== REQUIREMENT ==
Return each line that holds the word "page".

== EXCERPTED RECORDS ==
──────

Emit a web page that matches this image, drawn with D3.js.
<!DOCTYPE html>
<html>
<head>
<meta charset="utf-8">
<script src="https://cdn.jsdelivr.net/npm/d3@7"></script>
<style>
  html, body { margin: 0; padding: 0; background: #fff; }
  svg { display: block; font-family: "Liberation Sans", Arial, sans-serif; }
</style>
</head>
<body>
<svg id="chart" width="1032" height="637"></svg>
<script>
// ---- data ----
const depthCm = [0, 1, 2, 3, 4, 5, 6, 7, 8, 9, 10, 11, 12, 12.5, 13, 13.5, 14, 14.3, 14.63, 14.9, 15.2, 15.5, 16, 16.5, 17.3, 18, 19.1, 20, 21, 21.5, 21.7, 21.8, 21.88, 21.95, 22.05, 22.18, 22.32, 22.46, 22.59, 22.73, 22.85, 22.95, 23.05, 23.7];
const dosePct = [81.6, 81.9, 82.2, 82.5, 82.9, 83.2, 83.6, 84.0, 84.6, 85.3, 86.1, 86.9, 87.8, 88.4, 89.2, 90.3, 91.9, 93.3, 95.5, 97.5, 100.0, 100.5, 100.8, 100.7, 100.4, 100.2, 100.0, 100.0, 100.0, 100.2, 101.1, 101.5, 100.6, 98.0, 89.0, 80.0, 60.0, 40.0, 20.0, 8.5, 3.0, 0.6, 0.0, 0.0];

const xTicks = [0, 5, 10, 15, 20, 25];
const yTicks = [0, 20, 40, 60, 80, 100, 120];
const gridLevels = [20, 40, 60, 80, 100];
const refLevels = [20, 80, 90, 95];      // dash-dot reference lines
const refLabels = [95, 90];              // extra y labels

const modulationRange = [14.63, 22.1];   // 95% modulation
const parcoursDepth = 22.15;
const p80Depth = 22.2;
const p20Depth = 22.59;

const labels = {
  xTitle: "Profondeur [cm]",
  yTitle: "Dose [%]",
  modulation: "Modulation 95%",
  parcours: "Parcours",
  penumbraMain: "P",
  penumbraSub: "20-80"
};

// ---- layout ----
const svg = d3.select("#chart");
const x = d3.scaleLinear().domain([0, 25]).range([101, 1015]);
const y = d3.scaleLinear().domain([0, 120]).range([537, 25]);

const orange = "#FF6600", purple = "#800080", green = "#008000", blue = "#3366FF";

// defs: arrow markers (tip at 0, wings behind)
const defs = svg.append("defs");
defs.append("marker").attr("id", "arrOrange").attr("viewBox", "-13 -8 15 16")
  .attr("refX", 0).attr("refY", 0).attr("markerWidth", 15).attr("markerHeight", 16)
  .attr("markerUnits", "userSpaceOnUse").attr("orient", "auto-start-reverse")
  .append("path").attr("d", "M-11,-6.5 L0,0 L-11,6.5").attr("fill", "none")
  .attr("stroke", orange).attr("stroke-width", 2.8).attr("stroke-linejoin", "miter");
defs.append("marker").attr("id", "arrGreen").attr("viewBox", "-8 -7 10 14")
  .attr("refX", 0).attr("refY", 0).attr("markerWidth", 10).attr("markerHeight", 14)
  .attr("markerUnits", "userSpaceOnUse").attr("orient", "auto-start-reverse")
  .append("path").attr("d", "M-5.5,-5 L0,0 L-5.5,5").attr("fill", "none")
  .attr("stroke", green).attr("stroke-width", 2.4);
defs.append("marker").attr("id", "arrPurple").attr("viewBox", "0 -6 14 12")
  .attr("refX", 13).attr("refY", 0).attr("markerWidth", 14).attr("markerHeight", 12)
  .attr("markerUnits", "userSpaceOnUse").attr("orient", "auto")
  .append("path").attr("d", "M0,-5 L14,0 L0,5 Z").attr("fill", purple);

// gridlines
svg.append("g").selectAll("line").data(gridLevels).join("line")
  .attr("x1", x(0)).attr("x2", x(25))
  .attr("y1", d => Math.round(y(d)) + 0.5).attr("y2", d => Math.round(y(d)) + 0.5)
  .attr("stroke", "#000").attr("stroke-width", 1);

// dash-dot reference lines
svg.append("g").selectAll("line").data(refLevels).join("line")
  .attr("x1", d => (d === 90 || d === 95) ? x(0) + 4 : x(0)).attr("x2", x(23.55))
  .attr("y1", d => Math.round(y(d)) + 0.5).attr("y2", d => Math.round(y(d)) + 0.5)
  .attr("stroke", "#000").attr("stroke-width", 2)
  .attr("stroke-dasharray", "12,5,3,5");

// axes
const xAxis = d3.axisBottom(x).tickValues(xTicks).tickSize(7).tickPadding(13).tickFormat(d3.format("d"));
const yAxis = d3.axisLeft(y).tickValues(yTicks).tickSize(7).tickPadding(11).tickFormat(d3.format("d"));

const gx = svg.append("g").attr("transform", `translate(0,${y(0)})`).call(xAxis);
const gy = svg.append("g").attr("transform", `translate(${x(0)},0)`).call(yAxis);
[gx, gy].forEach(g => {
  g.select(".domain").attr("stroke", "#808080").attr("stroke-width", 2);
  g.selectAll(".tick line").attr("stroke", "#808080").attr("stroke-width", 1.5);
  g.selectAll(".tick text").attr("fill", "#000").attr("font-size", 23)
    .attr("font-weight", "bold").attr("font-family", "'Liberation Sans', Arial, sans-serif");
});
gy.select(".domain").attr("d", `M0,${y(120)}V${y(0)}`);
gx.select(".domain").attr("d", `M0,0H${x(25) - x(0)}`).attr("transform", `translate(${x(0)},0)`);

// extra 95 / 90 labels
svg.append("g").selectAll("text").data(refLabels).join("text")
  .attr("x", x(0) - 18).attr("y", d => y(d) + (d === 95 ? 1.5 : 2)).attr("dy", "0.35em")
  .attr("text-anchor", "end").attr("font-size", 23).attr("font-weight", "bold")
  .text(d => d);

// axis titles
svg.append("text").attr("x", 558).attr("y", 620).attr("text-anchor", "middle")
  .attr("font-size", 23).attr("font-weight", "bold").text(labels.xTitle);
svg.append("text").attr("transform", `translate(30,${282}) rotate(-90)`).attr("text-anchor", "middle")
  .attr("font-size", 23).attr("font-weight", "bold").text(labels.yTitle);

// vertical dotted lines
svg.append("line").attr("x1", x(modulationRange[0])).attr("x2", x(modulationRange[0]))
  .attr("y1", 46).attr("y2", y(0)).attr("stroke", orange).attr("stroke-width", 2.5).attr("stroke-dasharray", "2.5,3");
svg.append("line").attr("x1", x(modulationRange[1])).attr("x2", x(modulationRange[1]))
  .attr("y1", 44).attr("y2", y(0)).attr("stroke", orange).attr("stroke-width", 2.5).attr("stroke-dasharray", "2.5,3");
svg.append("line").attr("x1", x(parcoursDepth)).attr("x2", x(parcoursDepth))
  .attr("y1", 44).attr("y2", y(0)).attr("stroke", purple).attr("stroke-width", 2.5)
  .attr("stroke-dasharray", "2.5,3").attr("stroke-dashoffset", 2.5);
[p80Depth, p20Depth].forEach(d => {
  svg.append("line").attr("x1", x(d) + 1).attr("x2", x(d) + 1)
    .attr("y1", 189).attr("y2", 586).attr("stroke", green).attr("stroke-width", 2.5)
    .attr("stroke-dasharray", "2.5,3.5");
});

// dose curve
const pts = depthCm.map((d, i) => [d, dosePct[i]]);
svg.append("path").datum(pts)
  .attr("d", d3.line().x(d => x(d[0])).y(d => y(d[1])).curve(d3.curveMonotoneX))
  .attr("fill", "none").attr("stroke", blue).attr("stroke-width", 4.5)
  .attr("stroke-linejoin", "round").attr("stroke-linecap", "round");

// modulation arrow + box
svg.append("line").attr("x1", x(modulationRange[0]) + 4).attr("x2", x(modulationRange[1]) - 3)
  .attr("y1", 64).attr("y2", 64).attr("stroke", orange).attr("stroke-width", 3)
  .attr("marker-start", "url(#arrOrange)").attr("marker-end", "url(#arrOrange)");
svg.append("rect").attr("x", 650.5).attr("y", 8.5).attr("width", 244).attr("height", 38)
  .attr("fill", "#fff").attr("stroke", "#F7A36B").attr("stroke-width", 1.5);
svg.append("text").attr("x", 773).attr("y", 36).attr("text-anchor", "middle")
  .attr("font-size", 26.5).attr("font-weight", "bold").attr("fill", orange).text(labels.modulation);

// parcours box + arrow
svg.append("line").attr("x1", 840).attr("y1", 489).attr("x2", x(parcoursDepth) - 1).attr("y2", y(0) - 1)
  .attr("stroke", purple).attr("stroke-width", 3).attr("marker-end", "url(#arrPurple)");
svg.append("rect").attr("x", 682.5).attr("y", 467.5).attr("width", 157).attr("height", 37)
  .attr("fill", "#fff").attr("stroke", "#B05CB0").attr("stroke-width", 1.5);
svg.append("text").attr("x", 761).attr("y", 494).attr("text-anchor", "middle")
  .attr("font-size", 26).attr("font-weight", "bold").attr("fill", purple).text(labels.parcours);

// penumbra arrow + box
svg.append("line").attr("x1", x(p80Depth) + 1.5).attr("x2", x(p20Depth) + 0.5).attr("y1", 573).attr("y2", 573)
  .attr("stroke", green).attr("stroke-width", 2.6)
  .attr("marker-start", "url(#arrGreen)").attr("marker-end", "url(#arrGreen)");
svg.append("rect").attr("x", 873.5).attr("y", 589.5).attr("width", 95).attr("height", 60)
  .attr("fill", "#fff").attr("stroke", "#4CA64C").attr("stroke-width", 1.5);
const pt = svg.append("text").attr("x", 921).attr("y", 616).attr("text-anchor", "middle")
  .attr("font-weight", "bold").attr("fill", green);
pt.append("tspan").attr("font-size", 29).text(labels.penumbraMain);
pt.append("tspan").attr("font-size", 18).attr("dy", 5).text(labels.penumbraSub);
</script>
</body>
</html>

──────

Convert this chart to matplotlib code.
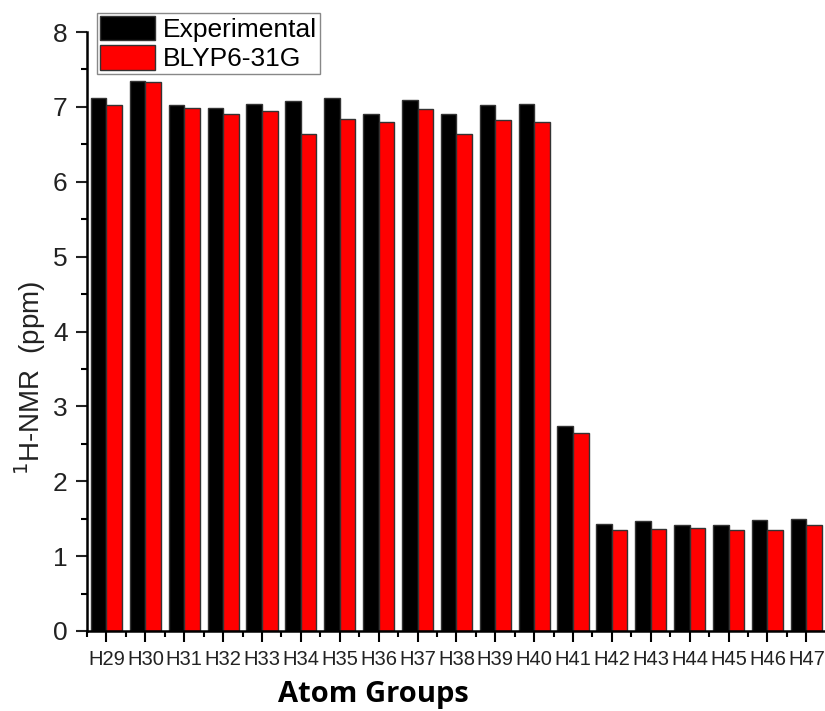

──────

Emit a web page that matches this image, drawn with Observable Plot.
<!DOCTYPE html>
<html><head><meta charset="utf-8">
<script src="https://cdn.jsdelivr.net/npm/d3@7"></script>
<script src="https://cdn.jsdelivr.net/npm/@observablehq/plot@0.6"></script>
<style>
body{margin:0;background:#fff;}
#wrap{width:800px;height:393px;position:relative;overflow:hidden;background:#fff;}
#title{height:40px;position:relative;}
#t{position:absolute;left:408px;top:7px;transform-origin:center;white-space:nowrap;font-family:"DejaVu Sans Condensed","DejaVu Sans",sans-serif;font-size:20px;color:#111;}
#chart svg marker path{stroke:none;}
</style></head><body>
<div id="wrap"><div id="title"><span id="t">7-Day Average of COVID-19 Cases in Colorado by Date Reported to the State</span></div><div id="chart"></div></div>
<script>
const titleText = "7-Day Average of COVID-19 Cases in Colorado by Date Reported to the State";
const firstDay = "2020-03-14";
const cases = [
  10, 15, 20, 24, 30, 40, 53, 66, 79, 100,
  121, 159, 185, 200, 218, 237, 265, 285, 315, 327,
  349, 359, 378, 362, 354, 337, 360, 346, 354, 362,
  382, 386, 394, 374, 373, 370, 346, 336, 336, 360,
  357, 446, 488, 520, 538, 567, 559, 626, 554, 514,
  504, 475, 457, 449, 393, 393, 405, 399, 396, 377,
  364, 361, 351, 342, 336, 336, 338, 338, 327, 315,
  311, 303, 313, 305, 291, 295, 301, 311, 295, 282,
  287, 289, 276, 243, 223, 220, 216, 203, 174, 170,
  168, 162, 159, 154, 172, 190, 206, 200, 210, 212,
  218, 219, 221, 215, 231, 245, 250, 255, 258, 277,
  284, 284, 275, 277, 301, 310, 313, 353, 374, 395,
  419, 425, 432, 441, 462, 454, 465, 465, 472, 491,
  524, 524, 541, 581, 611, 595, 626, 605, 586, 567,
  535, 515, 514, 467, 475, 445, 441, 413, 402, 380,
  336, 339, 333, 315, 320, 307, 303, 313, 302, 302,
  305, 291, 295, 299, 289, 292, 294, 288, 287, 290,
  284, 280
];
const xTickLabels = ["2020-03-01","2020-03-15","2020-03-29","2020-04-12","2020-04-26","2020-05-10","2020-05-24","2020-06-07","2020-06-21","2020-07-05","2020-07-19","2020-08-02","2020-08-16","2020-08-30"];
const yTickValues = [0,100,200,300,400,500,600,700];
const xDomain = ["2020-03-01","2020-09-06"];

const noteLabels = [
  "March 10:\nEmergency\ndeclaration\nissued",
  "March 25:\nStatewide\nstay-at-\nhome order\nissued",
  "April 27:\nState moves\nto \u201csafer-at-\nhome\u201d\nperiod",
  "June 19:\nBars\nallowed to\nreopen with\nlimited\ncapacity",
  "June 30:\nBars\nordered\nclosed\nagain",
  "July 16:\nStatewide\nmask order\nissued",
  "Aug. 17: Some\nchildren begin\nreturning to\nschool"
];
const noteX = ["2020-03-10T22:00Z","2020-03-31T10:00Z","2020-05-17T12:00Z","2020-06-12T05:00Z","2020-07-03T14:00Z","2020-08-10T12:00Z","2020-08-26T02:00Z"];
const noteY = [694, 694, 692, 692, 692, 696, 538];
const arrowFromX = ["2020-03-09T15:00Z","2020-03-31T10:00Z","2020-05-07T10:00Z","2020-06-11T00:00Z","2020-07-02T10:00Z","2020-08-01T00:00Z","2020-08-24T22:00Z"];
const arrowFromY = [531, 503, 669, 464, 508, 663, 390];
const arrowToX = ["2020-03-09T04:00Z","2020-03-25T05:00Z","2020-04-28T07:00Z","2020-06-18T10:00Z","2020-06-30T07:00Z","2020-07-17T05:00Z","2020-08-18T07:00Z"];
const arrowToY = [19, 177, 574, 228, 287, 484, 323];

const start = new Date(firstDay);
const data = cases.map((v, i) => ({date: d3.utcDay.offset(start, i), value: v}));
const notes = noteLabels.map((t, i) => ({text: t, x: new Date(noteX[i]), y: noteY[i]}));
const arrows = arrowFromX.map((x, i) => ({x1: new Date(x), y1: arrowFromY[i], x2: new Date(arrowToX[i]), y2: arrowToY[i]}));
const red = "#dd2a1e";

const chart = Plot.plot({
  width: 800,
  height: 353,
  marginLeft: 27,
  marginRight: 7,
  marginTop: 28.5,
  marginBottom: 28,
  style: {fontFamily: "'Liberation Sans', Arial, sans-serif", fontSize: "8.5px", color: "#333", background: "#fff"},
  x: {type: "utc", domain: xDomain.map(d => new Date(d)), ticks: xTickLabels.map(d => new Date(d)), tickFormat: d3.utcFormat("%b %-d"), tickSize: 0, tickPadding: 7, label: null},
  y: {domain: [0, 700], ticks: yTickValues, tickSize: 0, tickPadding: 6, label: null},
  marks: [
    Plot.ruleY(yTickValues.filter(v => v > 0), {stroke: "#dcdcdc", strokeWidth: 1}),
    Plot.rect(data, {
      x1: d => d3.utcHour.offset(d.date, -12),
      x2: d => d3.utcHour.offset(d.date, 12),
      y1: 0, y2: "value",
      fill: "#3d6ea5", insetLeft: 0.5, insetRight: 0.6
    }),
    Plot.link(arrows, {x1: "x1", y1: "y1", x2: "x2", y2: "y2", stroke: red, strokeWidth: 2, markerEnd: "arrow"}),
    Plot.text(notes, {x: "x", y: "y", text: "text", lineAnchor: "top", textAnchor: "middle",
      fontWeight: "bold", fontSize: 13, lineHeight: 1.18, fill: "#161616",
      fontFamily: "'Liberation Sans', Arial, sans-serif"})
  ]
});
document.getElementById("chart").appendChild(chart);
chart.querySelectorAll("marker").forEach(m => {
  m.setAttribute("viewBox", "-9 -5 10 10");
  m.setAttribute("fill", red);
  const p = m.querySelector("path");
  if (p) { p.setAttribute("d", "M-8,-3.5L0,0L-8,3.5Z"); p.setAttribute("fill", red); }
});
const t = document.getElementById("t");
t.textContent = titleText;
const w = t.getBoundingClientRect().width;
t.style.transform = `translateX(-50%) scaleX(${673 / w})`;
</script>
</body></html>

──────

== ANSWER BELOW ==
Emit a web page that matches this image, drawn with D3.js.
Emit a web page that matches this image, drawn with Observable Plot.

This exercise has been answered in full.